Output every line exactly as written. Leave out pictures.

_Source data_.
══════════

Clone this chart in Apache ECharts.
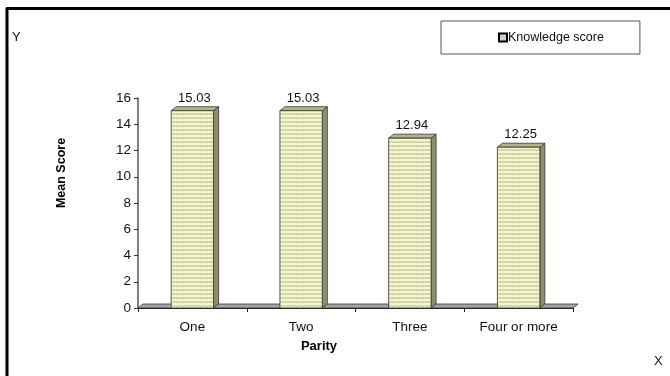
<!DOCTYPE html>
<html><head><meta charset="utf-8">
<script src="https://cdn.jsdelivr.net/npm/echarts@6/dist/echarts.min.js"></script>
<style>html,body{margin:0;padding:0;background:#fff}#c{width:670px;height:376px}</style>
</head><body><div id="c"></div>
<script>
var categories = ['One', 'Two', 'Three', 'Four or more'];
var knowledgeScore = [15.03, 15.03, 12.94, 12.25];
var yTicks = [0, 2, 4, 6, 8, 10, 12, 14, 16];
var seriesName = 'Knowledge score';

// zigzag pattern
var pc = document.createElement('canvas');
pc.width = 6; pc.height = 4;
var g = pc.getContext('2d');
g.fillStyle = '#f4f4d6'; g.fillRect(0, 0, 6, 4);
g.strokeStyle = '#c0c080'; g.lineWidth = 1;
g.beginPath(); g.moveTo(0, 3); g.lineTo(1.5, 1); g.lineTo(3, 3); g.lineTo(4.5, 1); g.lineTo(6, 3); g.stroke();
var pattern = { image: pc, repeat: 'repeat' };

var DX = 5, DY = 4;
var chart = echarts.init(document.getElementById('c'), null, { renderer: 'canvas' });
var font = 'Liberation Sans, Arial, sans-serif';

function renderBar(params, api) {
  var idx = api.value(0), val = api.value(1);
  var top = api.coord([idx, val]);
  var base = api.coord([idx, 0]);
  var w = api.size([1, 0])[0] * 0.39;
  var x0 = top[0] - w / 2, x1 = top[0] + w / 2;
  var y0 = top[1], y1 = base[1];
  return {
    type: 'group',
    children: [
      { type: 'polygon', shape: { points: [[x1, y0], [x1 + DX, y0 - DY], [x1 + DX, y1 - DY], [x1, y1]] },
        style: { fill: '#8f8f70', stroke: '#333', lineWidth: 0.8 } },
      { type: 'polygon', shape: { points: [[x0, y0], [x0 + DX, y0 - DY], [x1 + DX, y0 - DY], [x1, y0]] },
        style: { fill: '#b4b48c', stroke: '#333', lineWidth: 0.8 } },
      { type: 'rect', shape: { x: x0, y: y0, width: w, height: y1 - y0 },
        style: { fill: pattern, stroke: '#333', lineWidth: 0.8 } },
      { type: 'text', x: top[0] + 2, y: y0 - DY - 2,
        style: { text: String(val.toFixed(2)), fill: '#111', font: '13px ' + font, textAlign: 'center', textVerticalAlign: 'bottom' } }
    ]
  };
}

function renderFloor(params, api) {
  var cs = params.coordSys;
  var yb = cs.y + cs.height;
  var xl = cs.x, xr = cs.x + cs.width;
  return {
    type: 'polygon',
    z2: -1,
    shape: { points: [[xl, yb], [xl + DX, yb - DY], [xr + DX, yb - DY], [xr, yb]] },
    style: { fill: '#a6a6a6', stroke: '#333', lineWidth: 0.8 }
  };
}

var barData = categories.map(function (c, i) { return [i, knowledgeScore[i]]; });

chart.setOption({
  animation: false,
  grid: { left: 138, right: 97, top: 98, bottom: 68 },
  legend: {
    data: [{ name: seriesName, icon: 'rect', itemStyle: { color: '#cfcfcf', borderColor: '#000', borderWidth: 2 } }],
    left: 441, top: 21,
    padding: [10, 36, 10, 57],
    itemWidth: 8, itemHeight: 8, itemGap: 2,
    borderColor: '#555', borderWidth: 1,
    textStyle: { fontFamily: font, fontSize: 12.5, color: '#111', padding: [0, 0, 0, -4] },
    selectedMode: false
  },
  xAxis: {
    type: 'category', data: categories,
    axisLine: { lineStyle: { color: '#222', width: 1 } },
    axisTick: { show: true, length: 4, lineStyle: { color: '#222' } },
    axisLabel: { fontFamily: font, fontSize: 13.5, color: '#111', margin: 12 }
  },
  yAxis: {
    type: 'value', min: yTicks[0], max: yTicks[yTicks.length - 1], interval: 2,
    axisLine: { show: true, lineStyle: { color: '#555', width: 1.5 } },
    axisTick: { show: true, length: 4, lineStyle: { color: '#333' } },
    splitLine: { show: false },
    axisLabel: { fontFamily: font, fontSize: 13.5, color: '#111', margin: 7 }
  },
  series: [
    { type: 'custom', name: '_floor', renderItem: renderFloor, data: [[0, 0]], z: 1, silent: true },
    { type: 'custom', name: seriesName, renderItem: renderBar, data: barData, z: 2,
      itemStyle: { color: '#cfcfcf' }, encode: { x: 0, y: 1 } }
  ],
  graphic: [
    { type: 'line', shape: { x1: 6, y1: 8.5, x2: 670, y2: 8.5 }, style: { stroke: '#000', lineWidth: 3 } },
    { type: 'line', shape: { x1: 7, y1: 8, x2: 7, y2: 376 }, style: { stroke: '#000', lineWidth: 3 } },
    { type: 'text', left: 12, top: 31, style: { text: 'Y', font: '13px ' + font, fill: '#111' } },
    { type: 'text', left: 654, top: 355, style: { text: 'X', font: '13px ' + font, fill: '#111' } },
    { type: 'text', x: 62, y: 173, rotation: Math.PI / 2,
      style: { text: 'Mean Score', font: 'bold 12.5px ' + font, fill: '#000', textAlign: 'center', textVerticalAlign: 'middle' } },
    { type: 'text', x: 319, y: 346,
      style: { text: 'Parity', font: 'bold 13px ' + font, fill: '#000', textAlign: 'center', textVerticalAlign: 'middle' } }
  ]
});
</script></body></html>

══════════

_Completed exercise_.
Clone this chart in Apache ECharts.
<!DOCTYPE html>
<html><head><meta charset="utf-8">
<script src="https://cdn.jsdelivr.net/npm/echarts@6/dist/echarts.min.js"></script>
<style>html,body{margin:0;padding:0;background:#fff}#c{width:670px;height:376px}</style>
</head><body><div id="c"></div>
<script>
var categories = ['One', 'Two', 'Three', 'Four or more'];
var knowledgeScore = [15.03, 15.03, 12.94, 12.25];
var yTicks = [0, 2, 4, 6, 8, 10, 12, 14, 16];
var seriesName = 'Knowledge score';

// zigzag pattern
var pc = document.createElement('canvas');
pc.width = 6; pc.height = 4;
var g = pc.getContext('2d');
g.fillStyle = '#f4f4d6'; g.fillRect(0, 0, 6, 4);
g.strokeStyle = '#c0c080'; g.lineWidth = 1;
g.beginPath(); g.moveTo(0, 3); g.lineTo(1.5, 1); g.lineTo(3, 3); g.lineTo(4.5, 1); g.lineTo(6, 3); g.stroke();
var pattern = { image: pc, repeat: 'repeat' };

var DX = 5, DY = 4;
var chart = echarts.init(document.getElementById('c'), null, { renderer: 'canvas' });
var font = 'Liberation Sans, Arial, sans-serif';

function renderBar(params, api) {
  var idx = api.value(0), val = api.value(1);
  var top = api.coord([idx, val]);
  var base = api.coord([idx, 0]);
  var w = api.size([1, 0])[0] * 0.39;
  var x0 = top[0] - w / 2, x1 = top[0] + w / 2;
  var y0 = top[1], y1 = base[1];
  return {
    type: 'group',
    children: [
      { type: 'polygon', shape: { points: [[x1, y0], [x1 + DX, y0 - DY], [x1 + DX, y1 - DY], [x1, y1]] },
        style: { fill: '#8f8f70', stroke: '#333', lineWidth: 0.8 } },
      { type: 'polygon', shape: { points: [[x0, y0], [x0 + DX, y0 - DY], [x1 + DX, y0 - DY], [x1, y0]] },
        style: { fill: '#b4b48c', stroke: '#333', lineWidth: 0.8 } },
      { type: 'rect', shape: { x: x0, y: y0, width: w, height: y1 - y0 },
        style: { fill: pattern, stroke: '#333', lineWidth: 0.8 } },
      { type: 'text', x: top[0] + 2, y: y0 - DY - 2,
        style: { text: String(val.toFixed(2)), fill: '#111', font: '13px ' + font, textAlign: 'center', textVerticalAlign: 'bottom' } }
    ]
  };
}

function renderFloor(params, api) {
  var cs = params.coordSys;
  var yb = cs.y + cs.height;
  var xl = cs.x, xr = cs.x + cs.width;
  return {
    type: 'polygon',
    z2: -1,
    shape: { points: [[xl, yb], [xl + DX, yb - DY], [xr + DX, yb - DY], [xr, yb]] },
    style: { fill: '#a6a6a6', stroke: '#333', lineWidth: 0.8 }
  };
}

var barData = categories.map(function (c, i) { return [i, knowledgeScore[i]]; });

chart.setOption({
  animation: false,
  grid: { left: 138, right: 97, top: 98, bottom: 68 },
  legend: {
    data: [{ name: seriesName, icon: 'rect', itemStyle: { color: '#cfcfcf', borderColor: '#000', borderWidth: 2 } }],
    left: 441, top: 21,
    padding: [10, 36, 10, 57],
    itemWidth: 8, itemHeight: 8, itemGap: 2,
    borderColor: '#555', borderWidth: 1,
    textStyle: { fontFamily: font, fontSize: 12.5, color: '#111', padding: [0, 0, 0, -4] },
    selectedMode: false
  },
  xAxis: {
    type: 'category', data: categories,
    axisLine: { lineStyle: { color: '#222', width: 1 } },
    axisTick: { show: true, length: 4, lineStyle: { color: '#222' } },
    axisLabel: { fontFamily: font, fontSize: 13.5, color: '#111', margin: 12 }
  },
  yAxis: {
    type: 'value', min: yTicks[0], max: yTicks[yTicks.length - 1], interval: 2,
    axisLine: { show: true, lineStyle: { color: '#555', width: 1.5 } },
    axisTick: { show: true, length: 4, lineStyle: { color: '#333' } },
    splitLine: { show: false },
    axisLabel: { fontFamily: font, fontSize: 13.5, color: '#111', margin: 7 }
  },
  series: [
    { type: 'custom', name: '_floor', renderItem: renderFloor, data: [[0, 0]], z: 1, silent: true },
    { type: 'custom', name: seriesName, renderItem: renderBar, data: barData, z: 2,
      itemStyle: { color: '#cfcfcf' }, encode: { x: 0, y: 1 } }
  ],
  graphic: [
    { type: 'line', shape: { x1: 6, y1: 8.5, x2: 670, y2: 8.5 }, style: { stroke: '#000', lineWidth: 3 } },
    { type: 'line', shape: { x1: 7, y1: 8, x2: 7, y2: 376 }, style: { stroke: '#000', lineWidth: 3 } },
    { type: 'text', left: 12, top: 31, style: { text: 'Y', font: '13px ' + font, fill: '#111' } },
    { type: 'text', left: 654, top: 355, style: { text: 'X', font: '13px ' + font, fill: '#111' } },
    { type: 'text', x: 62, y: 173, rotation: Math.PI / 2,
      style: { text: 'Mean Score', font: 'bold 12.5px ' + font, fill: '#000', textAlign: 'center', textVerticalAlign: 'middle' } },
    { type: 'text', x: 319, y: 346,
      style: { text: 'Parity', font: 'bold 13px ' + font, fill: '#000', textAlign: 'center', textVerticalAlign: 'middle' } }
  ]
});
</script></body></html>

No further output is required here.